Before the next session of orchestral pieces started, when lhl was tuning my lq, he asked if i was joining syco...I'll take this opportunity to say something about tt... signed up for the zhongruan auditions adi... but i also found out bout my other competitors... there are 2 more and 1 of them is the brother of syco erhu principal... the one who can plays jian qi(grade10) on zhongruan... hmmmx... so... game over le bah i guess...

*Aniwae*

Decided to enjoy the last few songs im guna play as a member of RICO... again the audience were noisy when we went on stage again... n nobodi sat... veh confused...din noe if it was lester or me who was supposed to give the cue zzz... so everyone stood up while the emcee talked zzz.. den boyi had to tell us to sit down when he came in zzz... no comments for huan xin... long was still rushy even when mr yeo tried veh hard to tell us not to... dong hai was veh fast... and the percussion was noisy!!! Before i knew it it was over...encore matsuri...decided i cud finally play as hard as i usually do... last song... that was i was guna play... as a member of RICO...

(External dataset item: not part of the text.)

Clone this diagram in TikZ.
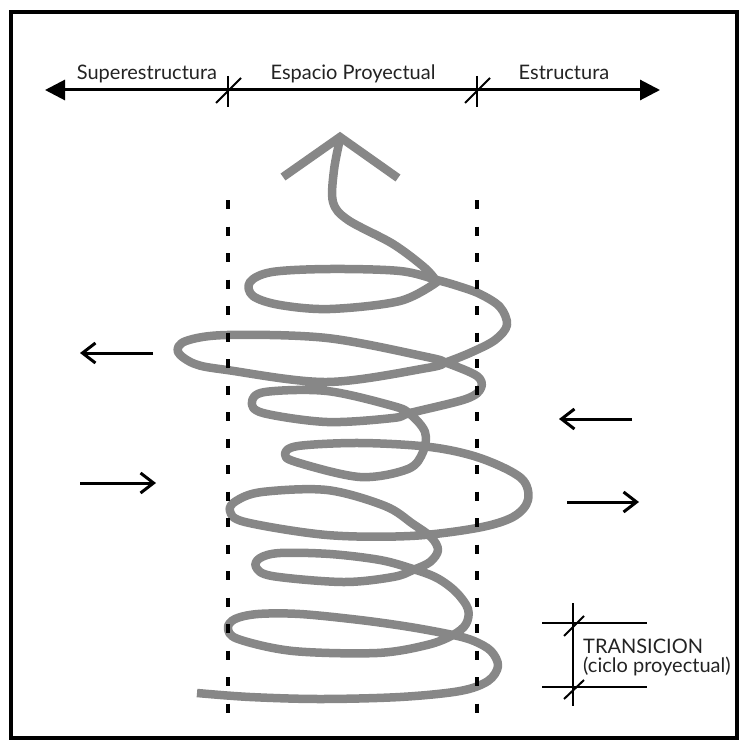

Still remembered i decided to join RICO partly cuz the matsuri that the 2003 batch played was impressive and nice... and now im ending my 4 years wif matsuri...

the audience continued clapping and shouting for encore even after matsuri... but just too bad mr yeo tot lemon tree was still not up to standard yet... so that was the end... felt quite sad... but went out and saw my classmates... yewei,jinkai,aaron,victor,justin,xianjie,mark,lionel,liangjie,darryl,weiqi... their comments were encouraging...they den took a class photo wif mingquan yujun and me... we were SOOOO noisy tt we attracted the attention of almost EVERYONE who was in SCH... 100+ pple loh... not a few... everyone was looking at us but we din care the least bit... 4J'06 ROX!!!!! Here's the picture:
















Thanks guys! For coming down to support!! Then got lollipops from wenjun... so nice... den went onto photo taking madness again... failed to take a proper photo wif yiheng again... hanged around in SCH wif yiliang mervin ++ also... mervin said:"Hen hao, zhe ci xian mei you duan" haha... he watched the myriad performance and saw wad happened...so diu lian... cudn't bear to leave...

Hope i din leave out anything... will edit if i realize i did....

Learnt so much in this concert... Also realized how lucky I am to have known friends who are so hard to say goodbye to.... 4J'06/RICO'06!!!!!!